The other aspect that interfered with the coherence and continuity of performance were the prison interventions, notably where the play halts as the likeable Scottish Casca (Karen Dunbar) is halted pretty much mid-sentence as the lights go up and a canned warder’s voice sends prisoner Alexander to take her meds.   This is a great shame, since many scenes are handled brilliantly and will stand long in the memory.

For example, the signifying of bloodied hands with red rubber gloves was a master stroke; the repeated shooting of a hooded victim spoke volumes; the appearance of the soothsayer on a melodically squeaking tricycle with a doll was such an evocative touch – it reminded my friend of Big Ears in children’s Noddy books.  In fact, the menacing and sinister touches are everywhere to be seen in Lloyd’s vision.  Who could forget the conspirators dressed in tribal grey hoodies and face masks?  Much of what we see works a treat.

What of the characters? Jackie Clune‘s Caesar exudes a natural authority, symbolised by the black leather coat, which mantle is later adopted by Mark Anthony and subsequently by Octavius as each assumes power.  Her ghost looks on balefully in later scenes from a halo of shimmering light.

Talking of accents, worth mentioning that a poised and moving pregnant Portia (Clare Dunne) is played here in an Irish accent – but then the melting pot of backgrounds would be authentic to a prison, just as the far-flung ethnic and cultural backgrounds among the players are both welcome and effectively utilised.  Her scenes with Brutus are achingly tender, beautifully played.

Here is another dramatic moment:  the last time I saw JC was many years ago in Nottingham, where Don Warrington‘s Mark Anthony delivered his famous “Friends, Romans, Countrymen” speech (see below) to Risorgimento Rome as a prayer for peace, a cute politician’s plea for unity.

Here, Jade Anouka‘s Mark Anthony delivers the same speech mostly pinned face-down to the ground by the conspirators, which certainly gives a fresh perspective, a reinterpretation of the power structures in Shakespeare’s text, as if the character is pleading more for his life.  Anouka begins her interpretation of MA as a cocky East-Ender, but the character becomes wiser and grows in stature through the play, which arc is the hallmark of a part well played.

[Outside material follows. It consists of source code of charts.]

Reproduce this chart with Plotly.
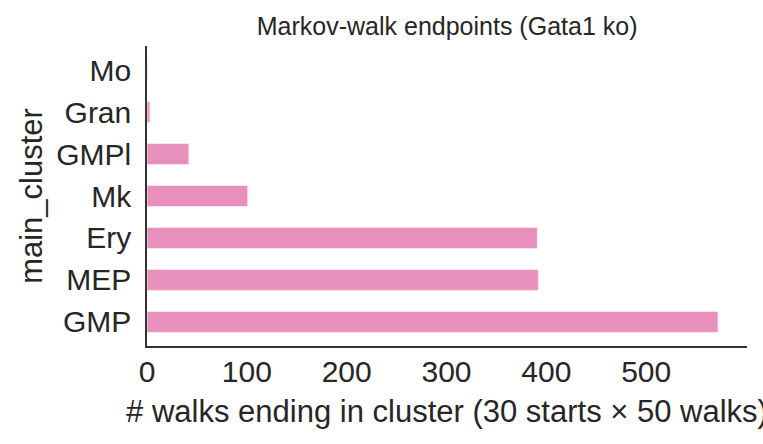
import plotly.graph_objects as go

# contagem de passeios por cluster final (de baixo para cima)
clusters = ["GMP", "MEP", "Ery", "Mk", "GMPl", "Gran", "Mo"]
walk_counts = [572, 392, 391, 101, 42, 3, 0]

bar_color = "#e890bd"
font_family = "Liberation Sans, Arial, sans-serif"

fig = go.Figure()
fig.add_trace(go.Bar(
    x=walk_counts,
    y=clusters,
    orientation="h",
    width=0.5,
    marker=dict(color=bar_color, line=dict(color="#fbe3ef", width=1)),
))

fig.update_layout(
    width=763,
    height=444,
    margin=dict(l=147, r=16, t=46, b=98, autoexpand=False),
    plot_bgcolor="white",
    paper_bgcolor="white",
    font=dict(family=font_family, color="#262626"),
    showlegend=False,
    title=dict(
        text="Markov-walk endpoints (Gata1 ko)",
        x=0.586, xanchor="center", y=0.94, yanchor="middle",
        font=dict(size=25, color="#262626"),
        automargin=False,
    ),
)

fig.update_xaxes(
    range=[0, 601],
    tickvals=[0, 100, 200, 300, 400, 500],
    showgrid=False,
    zeroline=False,
    showline=True,
    linecolor="#333333",
    linewidth=1.5,
    ticks="",
    tickfont=dict(size=30),
    ticklabelstandoff=-2,
    automargin=False,
    title=dict(text="# walks ending in cluster (30 starts × 50 walks)",
               font=dict(size=31), standoff=14),
)
fig.update_yaxes(
    range=[-0.575, 6.575],
    showgrid=False,
    zeroline=False,
    showline=True,
    linecolor="#333333",
    linewidth=1.5,
    ticks="",
    tickfont=dict(size=30),
    ticklabelstandoff=8,
    automargin=False,
    title=dict(text="main_cluster", font=dict(size=31), standoff=4),
)

# sem margem do body, para a figura ficar encostada no canto
fig.write_html("out.html", config={"displayModeBar": False},
               post_script="document.body.style.margin='0';")
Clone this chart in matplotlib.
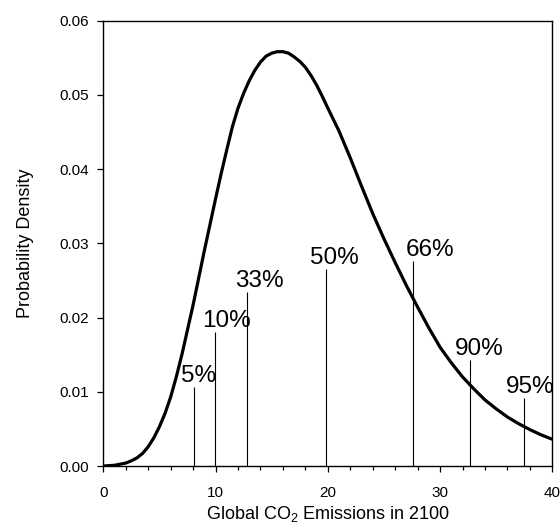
import matplotlib
matplotlib.use("Agg")
import matplotlib.pyplot as plt
from matplotlib.ticker import MultipleLocator

plt.rcParams['font.family'] = ['Liberation Sans', 'DejaVu Sans']
plt.rcParams['mathtext.fontset'] = 'custom'
plt.rcParams['mathtext.rm'] = 'Liberation Sans'

# probability density curve
emissions = [0, 1, 2, 2.5, 3, 3.5, 4, 4.5, 5, 5.5, 6, 6.5, 7, 8, 9, 9.5, 10,
             10.5, 11, 11.5, 12, 12.5, 13, 13.5, 14, 14.5, 15, 15.5, 16, 16.5,
             17, 17.5, 18, 18.5, 19, 19.5, 20, 21, 22, 23, 24, 25, 26, 27, 28,
             29, 30, 31, 32, 33, 34, 35, 36, 37, 38, 39, 40]
density = [0.0000, 0.0001, 0.0004, 0.0007, 0.0011, 0.0017, 0.0026, 0.0038,
           0.0053, 0.0071, 0.0093, 0.0120, 0.0150,
           0.0217, 0.0290, 0.0325, 0.0360, 0.0394, 0.0426, 0.0457, 0.0482,
           0.0502, 0.0519, 0.0533, 0.0544, 0.0552, 0.0556, 0.0558, 0.0558,
           0.0556, 0.0551, 0.0545, 0.0537, 0.0526, 0.0513, 0.0498, 0.0482,
           0.0451, 0.0415, 0.0377, 0.0340, 0.0306, 0.0274, 0.0243, 0.0214,
           0.0186, 0.0160, 0.0139, 0.0120, 0.0104, 0.0089, 0.0077, 0.0066,
           0.0057, 0.0049, 0.0042, 0.0036]

# percentile markers
pct_labels = ['5%', '10%', '33%', '50%', '66%', '90%', '95%']
pct_x = [8.06, 9.93, 12.78, 19.85, 27.6, 32.66, 37.44]
pct_top = [0.0107, 0.0181, 0.0235, 0.0265, 0.0276, 0.0143, 0.0091]
label_x = [8.48, 10.96, 13.9, 20.6, 29.14, 33.5, 38.05]

fig = plt.figure(figsize=(5.6, 5.27), dpi=100)
ax = fig.add_axes([0.1845, 0.1157, 0.8018, 0.8454])

ax.plot(emissions, density, color='black', lw=2.3, solid_capstyle='butt', zorder=3)
ax.vlines(pct_x, 0, pct_top, color='black', lw=0.8, zorder=2)
for lab, lx, top in zip(pct_labels, label_x, pct_top):
    ax.text(lx, top, lab, ha='center', va='bottom', fontsize=17.5)

ax.set_xlim(0, 40)
ax.set_ylim(0, 0.06)
ax.xaxis.set_major_locator(MultipleLocator(10))
ax.xaxis.set_minor_locator(MultipleLocator(2))
ax.yaxis.set_major_locator(MultipleLocator(0.01))
ax.yaxis.set_major_formatter(matplotlib.ticker.FormatStrFormatter('%.2f'))
ax.tick_params(axis='both', which='major', direction='out', length=4.5,
               width=0.9, labelsize=11)
ax.tick_params(axis='x', which='major', pad=10)
ax.tick_params(axis='y', which='major', pad=6)
ax.tick_params(axis='x', which='minor', direction='out', length=3, width=0.9)
for sp in ax.spines.values():
    sp.set_linewidth(1.0)

ax.set_xlabel('Global CO$_2$ Emissions in 2100', fontsize=13)
ax.xaxis.set_label_coords(0.5, -0.085)
ax.set_ylabel('Probability Density', fontsize=13)
ax.yaxis.set_label_coords(-0.155, 0.5)

fig.savefig('out.png', dpi=100)
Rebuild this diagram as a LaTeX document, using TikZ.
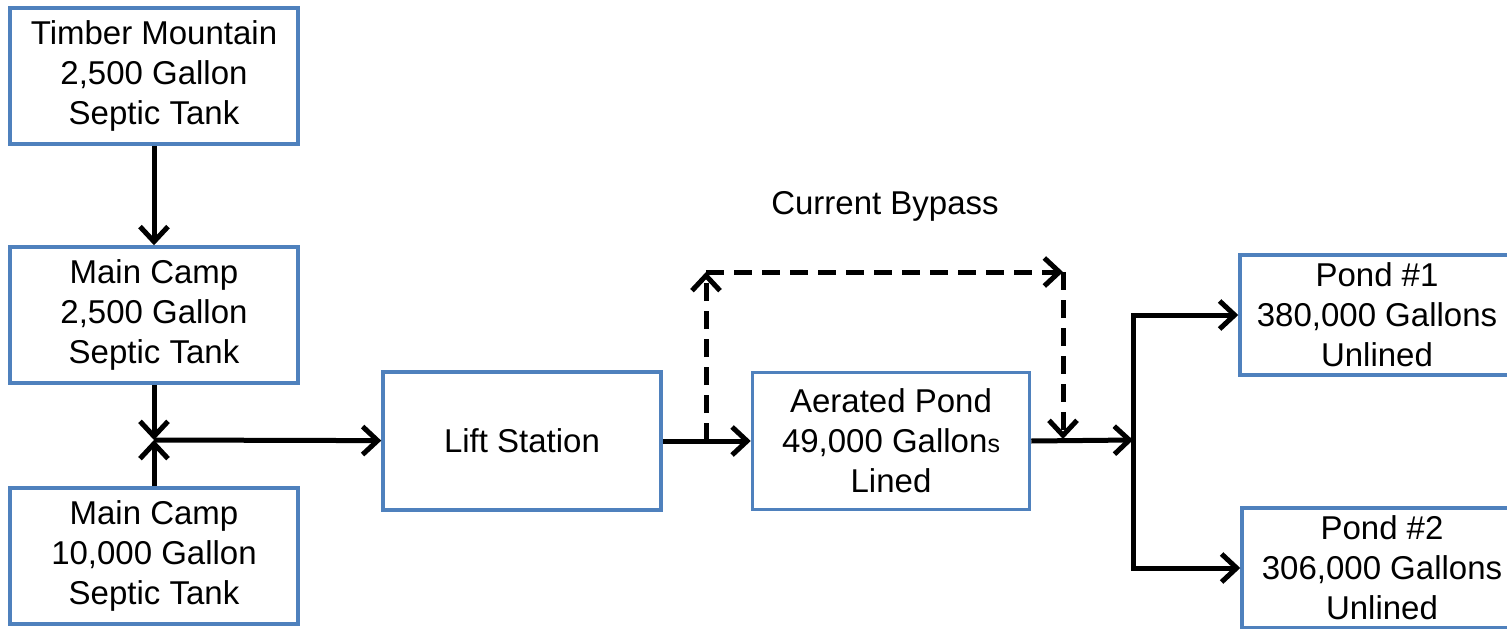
\documentclass[tikz,border=0pt]{standalone}
\usepackage{fontspec}
\setmainfont{Liberation Sans}
\usepackage{xcolor}
\usetikzlibrary{arrows.meta,positioning,calc}
\definecolor{boxblue}{RGB}{79,129,189}

\begin{document}
\begin{tikzpicture}[x = 1pt, y = -1pt,
    tank/.style = {draw = boxblue, line width = 3.5pt, align = center, inner sep = 0pt,
      minimum width = 288pt, minimum height = 136pt, font = \fontsize{33}{40}\selectfont},
    pond/.style = {tank, minimum width = 277pt, minimum height = 137pt},
    flow/.style = {line width = 5pt, -{Straight Barb[length = 15pt, width = 28pt]}},
    bypass/.style = {flow, dash pattern = on 18pt off 10pt}]
  \useasboundingbox (0,0) rectangle (1507,629);
  \clip (0,0) rectangle (1507,629);
    \node[tank] (tm) at (154,76) {Timber Mountain\\2,500 Gallon\\Septic Tank};
    \node[tank] (mc2) at (154,315) {Main Camp\\2,500 Gallon\\Septic Tank};
    \node[tank] (mc10) at (154,556) {Main Camp\\10,000 Gallon\\Septic Tank};
    \node[pond, minimum width = 278pt, minimum height = 138pt] (lift) at (522,441) {Lift Station};
    \node[pond] (aer) at (891,441) {Aerated Pond\\49,000 Gallon{\fontsize{25}{40}\selectfont s}\\Lined};
    \node[pond, minimum width = 274pt, minimum height = 120pt] (p1) at (1377,315) {Pond \#1\\380,000 Gallons\\Unlined};
    \node[pond, minimum width = 280pt, minimum height = 120pt] (p2) at (1382,568) {Pond \#2\\306,000 Gallons\\Unlined};
    \coordinate (jn) at (154,440);
    \coordinate (sp) at (1133,440);
    \coordinate (bp0) at (706,441);
    \coordinate (bp1) at (706,272);
    \coordinate (bp2) at (1063,272);
    \coordinate (bp3) at (1063,439);
    \draw[flow] (tm) -- (mc2);
    \draw[flow] (mc2) -- (jn);
    \draw[flow] (mc10) -- (jn);
    \draw[flow] (jn) -- (lift);
    \draw[flow] (lift) -- (aer);
    \draw[flow] (aer.east) -- (sp);
    \draw[flow] (sp) |- (p1.west);
    \draw[flow] (sp) |- (p2.west);
    % Bypass
    \draw[bypass] (bp0) -- (bp1);
    \draw[bypass] (bp1) -- (bp2);
    \draw[bypass] (bp2) -- (bp3);
    \node[font = \fontsize{33}{40}\selectfont] (cb) at (885,206) {Current Bypass};
  \end{tikzpicture}
\end{document}
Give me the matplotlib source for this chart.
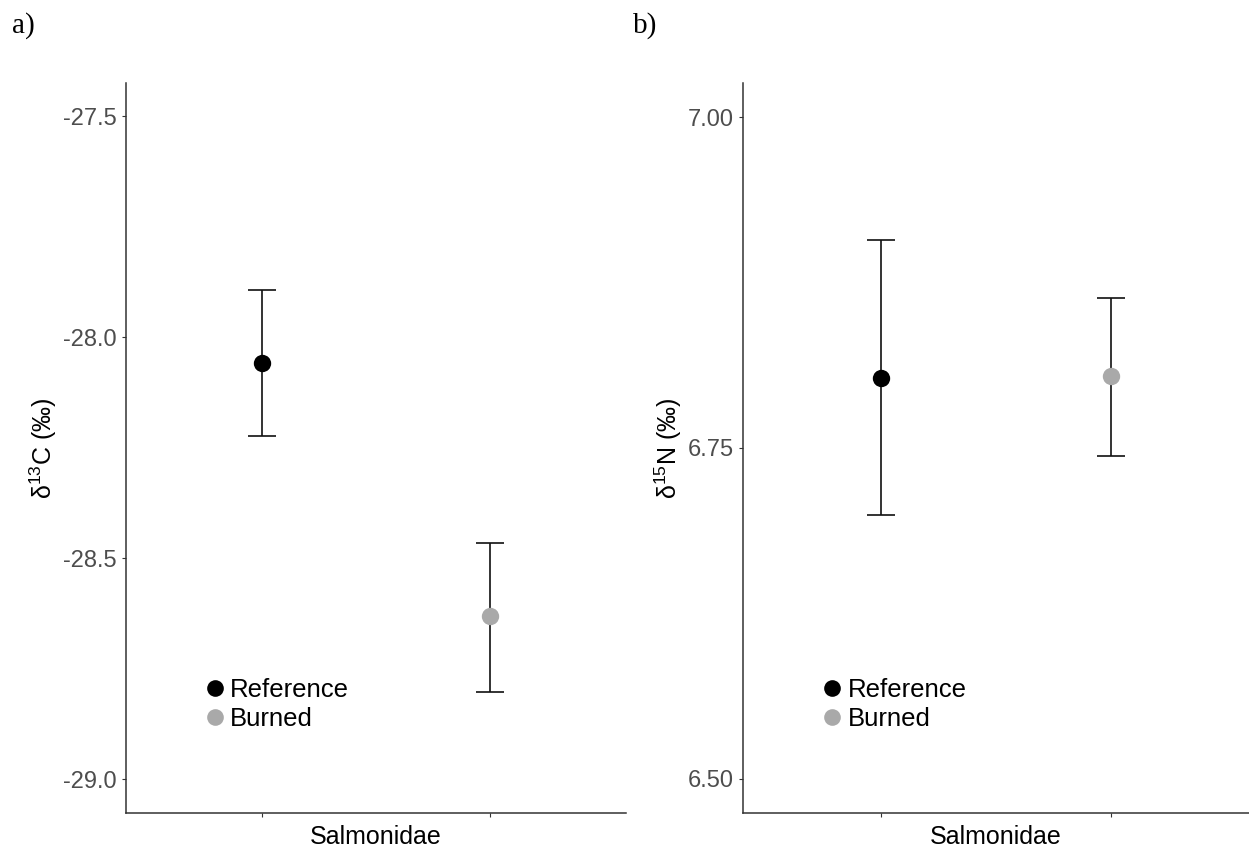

Then there is the senior performer and star.  A much decorated and honour actress, Harriet Walter has spent a career playing with distinction noted character roles in period drama, and fondly in my memory Harriet Vane in Dorothy L Sayers mysteries.  In real life she is smaller, more slender than her TV image might suggest.  On stage in very masculine clothing she appears wiry yet vulnerable, her voice less strident than one might imagine. Her Brutus is an idealist with a conscience and a plague of secret doubts, one who at the death seems far more fragile than his noble and fearsome reputation might suggest. As the character himself puts it:

Cassius,
Be not deceived. If I have veiled my look,
I turn the trouble of my countenance
Merely upon myself. Vexèd I am
Of late with passions of some difference,
Conceptions only proper to myself,
Which give some soil, perhaps, to my behaviors.
But let not therefore my good friends be grieved
(Among which number, Cassius, be you one)
Nor construe any further my neglect,
Than that poor Brutus, with himself at war,
Forgets the shows of love to other men.

Without such doubts and weaknesses, maybe Brutus could have fought off his enemies and assumed power and won popular appeal among Romans – though sadly he/she is still incarcerated, so not to be.  The end of Brutus is slightly bizarre, since (s)he runs on to a hail of bullets from a toy gun rather than the more traditional sword, as described in the text, but that’s what happens when you play fast and loose with Shakespearean settings.

It is these aspects of personality and motivation that bring out the best in the poetry of the bard, and which would have made this ambitious and impressive Julius Caesar better still, but make no mistake, this is a muscular show that bites back, eschews soft hearts and is not afraid to shout out loud.  Art should leave an impression, not merely be, as Frank Lloyd Wright said of television, “chewing gum for the eyes.”

Of its audiences, all will walk away feeling stunned and trying to absorb the full terror of what has been seen.  In this case, that included Jeremy Vine and his teenage daughter, further along our row; I trust this gave him something to talk about on Radio 2.


 

Friends, Romans, countrymen, lend me your ears;
I come to bury Caesar, not to praise him.
The evil that men do lives after them;
The good is oft interred with their bones;
So let it be with Caesar. The noble Brutus
Hath told you Caesar was ambitious:
If it were so, it was a grievous fault,
And grievously hath Caesar answer’d it.
Here, under leave of Brutus and the rest–
For Brutus is an honourable man;
So are they all, all honourable men–
Come I to speak in Caesar’s funeral.
He was my friend, faithful and just to me:
But Brutus says he was ambitious;
And Brutus is an honourable man.
He hath brought many captives home to Rome
Whose ransoms did the general coffers fill:
Did this in Caesar seem ambitious?
When that the poor have cried, Caesar hath wept:
Ambition should be made of sterner stuff:
Yet Brutus says he was ambitious;
And Brutus is an honourable man.
You all did see that on the Lupercal
I thrice presented him a kingly crown,
Which he did thrice refuse: was this ambition?
Yet Brutus says he was ambitious;
And, sure, he is an honourable man.
I speak not to disprove what Brutus spoke,
But here I am to speak what I do know.
You all did love him once, not without cause:
What cause withholds you then, to mourn for him?
O judgment! thou art fled to brutish beasts,
And men have lost their reason. Bear with me;
My heart is in the coffin there with Caesar,
And I must pause till it come back to me.